Somehow, I doubt it worked. Largely because the Chicago schools officials already are putting on their “game” face that they’ve acted, and they’re not in a reconsideration mood.

That’s how I take schools CEO Barbara Byrd-Bennett’s comments earlier this week about how she’s insulted that people are describing the schools closure plan as “racist” because so many of the schools that will be closed down are in African-American neighborhoods.

Somehow, I don’t think taking people on a bus tour of black-oriented neighborhoods will sway that many people, because too many Chicagoans already are oriented to ignoring such neighborhoods.

PERHAPS THEY MIGHT think, “It’s not my neighborhood,” so they don’t concern themselves with it. One only has to look at recent activity along Michigan Avenue involving robberies to realize that there are no barricades between neighborhoods, and we really are tied together as one city.

One’s problems ought to be considered as all of our problems.

Now I have stated before that I think the real tragedy concerning the fight about closing schools is that it puts people living in substandard neighborhoods into fighting to maintain schools that are substandard themselves.

We ought to be thinking about how to improve the opportunities for those people – rather than encouraging this particular fight that has the ability to make everybody look seriously stupid.

OR ARROGANT, WHICH is how the Emanuels are now coming across in this particular political fight.

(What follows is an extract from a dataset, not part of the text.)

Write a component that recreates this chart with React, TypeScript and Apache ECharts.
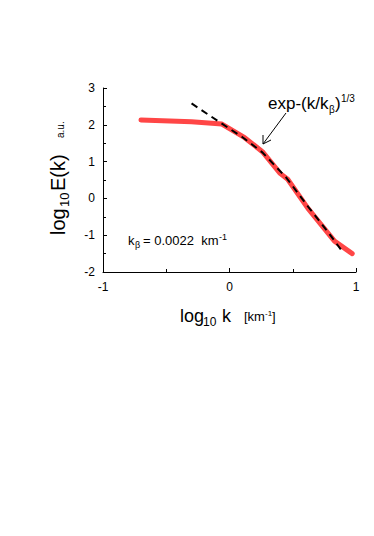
import React, { useEffect, useRef } from "react";
import * as echarts from "echarts";

const xTicks = [-1, 0, 1];
const yTicks = [-2, -1, 0, 1, 2, 3];
const redX = [-0.70, -0.30, -0.06, 0.12, 0.26, 0.40, 0.46, 0.62, 0.83, 0.97];
const redY = [2.13, 2.08, 2.02, 1.65, 1.27, 0.68, 0.52, -0.27, -1.16, -1.50];
const fitX = [-0.30, -0.06, 0.10, 0.26, 0.45, 0.62, 0.78, 0.90];
const fitY = [2.58, 2.03, 1.67, 1.25, 0.56, -0.22, -0.92, -1.48];

const FONT = "Liberation Sans, Arial, sans-serif";

// text placed by its baseline
const t = (x: number, baseline: number, text: string, size: number) => ({
  type: "text",
  x,
  y: baseline - 0.35 * size,
  style: {
    text,
    font: `${size}px ${FONT}`,
    fill: "#000",
    verticalAlign: "middle",
    align: "left",
  },
});

export default function App() {
  const ref = useRef<HTMLDivElement>(null);
  useEffect(() => {
    document.body.style.margin = "0";
    if (!ref.current) return;
    const chart = echarts.init(ref.current, null, { renderer: "svg" });
    chart.setOption({
      animation: false,
      backgroundColor: "#fff",
      grid: { left: 103, right: 18, top: 88, bottom: 264, containLabel: false },
      xAxis: {
        type: "value",
        min: xTicks[0],
        max: xTicks[xTicks.length - 1],
        interval: 1,
        axisLine: { show: true, onZero: false, lineStyle: { color: "#000", width: 1 } },
        axisTick: { show: true, inside: true, length: 4, lineStyle: { color: "#000" } },
        minorTick: { show: true, splitNumber: 2, length: 3, lineStyle: { color: "#000" } },
        splitLine: { show: false },
        axisLabel: { color: "#000", fontSize: 12, fontFamily: FONT, margin: 9 },
      },
      yAxis: {
        type: "value",
        min: yTicks[0],
        max: yTicks[yTicks.length - 1],
        interval: 1,
        axisLine: { show: true, onZero: false, lineStyle: { color: "#000", width: 1 } },
        axisTick: { show: true, inside: true, length: 4, lineStyle: { color: "#000" } },
        minorTick: { show: true, splitNumber: 2, length: 3, lineStyle: { color: "#000" } },
        splitLine: { show: false },
        axisLabel: { color: "#000", fontSize: 12, fontFamily: FONT, margin: 8 },
      },
      series: [
        {
          type: "line",
          data: redX.map((x, i) => [x, redY[i]]),
          symbol: "none",
          lineStyle: { color: "#ff4646", width: 5, cap: "round", join: "round" },
          z: 2,
        },
        {
          type: "line",
          data: fitX.map((x, i) => [x, fitY[i]]),
          symbol: "none",
          lineStyle: { color: "#000", width: 2, type: [7, 5] },
          z: 3,
        },
      ],
      graphic: [
        // y-axis title, rotated (reads bottom to top)
        {
          type: "group",
          x: 65,
          y: 235,
          rotation: Math.PI / 2,
          children: [
            t(0, 0, "log", 20),
            t(28, 4, "10", 13),
            t(44, 0, "E(k)", 20),
            t(97, -1, "a.u.", 10),
          ],
        },
        // x-axis title
        t(180, 322, "log", 18),
        t(203, 326, "10", 12),
        t(222, 322, "k", 18),
        t(244, 321, "[km", 13),
        t(265, 316, "-1", 8),
        t(272, 321, "]", 13),
        // k_beta label
        t(128, 245, "k", 13),
        t(135, 248, "β", 9),
        t(143, 245, "= 0.0022  km", 13),
        t(219, 240, "-1", 9),
        // annotation
        t(268, 109, "exp-(k/k", 17),
        t(329, 113, "β", 10),
        t(335, 109, ")", 17),
        t(341, 102, "1/3", 10),
        {
          type: "line",
          shape: { x1: 286, y1: 113, x2: 263, y2: 144 },
          style: { stroke: "#000", lineWidth: 1 },
        },
        {
          type: "polyline",
          shape: { points: [[263, 135], [263, 144], [271, 140]] },
          style: { stroke: "#000", lineWidth: 1, fill: "none" },
        },
      ],
    });
    return () => chart.dispose();
  }, []);
  return <div ref={ref} style={{ width: 374, height: 536 }} />;
}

Take Mayor Rahm’s brother, Ezekiel, the one who is getting attention these days for the book he recently wrote about the lives of himself, Rahm and third brother Ari. He also is the guy who went on the Huffington Post to “advise” the Chicago Teachers Union to, “give in now. Give in now. Rahm will win. He always does win.”

He also elaborated that the unions, by putting up any fight to Emanuel and the Chicago Public Schools (who are merely following Rahm’s dictates on this issue) are merely “banging their heads against the wall.”

That’s tough talk! It seems that Rahm Emanuel (if his brother’s talk is at all true) thinks he’s already as mighty and powerful a municipal executive as anyone named Daley!

AS ONE WHO remembers the mayoral terms of people like Eugene Sawyer, Mike Bilandic and Jane Byrne, I’m well aware that it isn’t the position itself that gives people the power to treat Chicago like their personal fiefdom. Particularly in the case of Byrne, this city has a way of snapping back at people who try to push too hard!

It makes me wonder if the final outcome of all of this is going to be the bloody political showdown that will make the racially-tinged hostility of “Council Wars” seem like a political tea party!

All I know for sure is that we have a teachers union that is angry enough to charter a bus to drive around some neighborhoods that many of us try to pretend do not exist. That is, if we have ever even bothered to set foot in those neighborhoods (which may be the real problem).

It could end in a hard-fought victory for the mayor, if certain circumstances work in his favor.

THEN AGAIN, IT could also turn out to be a case where Emanuel (as in the mayor) gets hung out to dry.

Could this someday become the sight of a bloody mess? Photograph by Gregory Tejeda
 
Because that kind of arrogance (“He always does win!”) is usually the type of attitude that causes people to desire the equivalent of a severed head put on a pike just in front of the Picasso statue!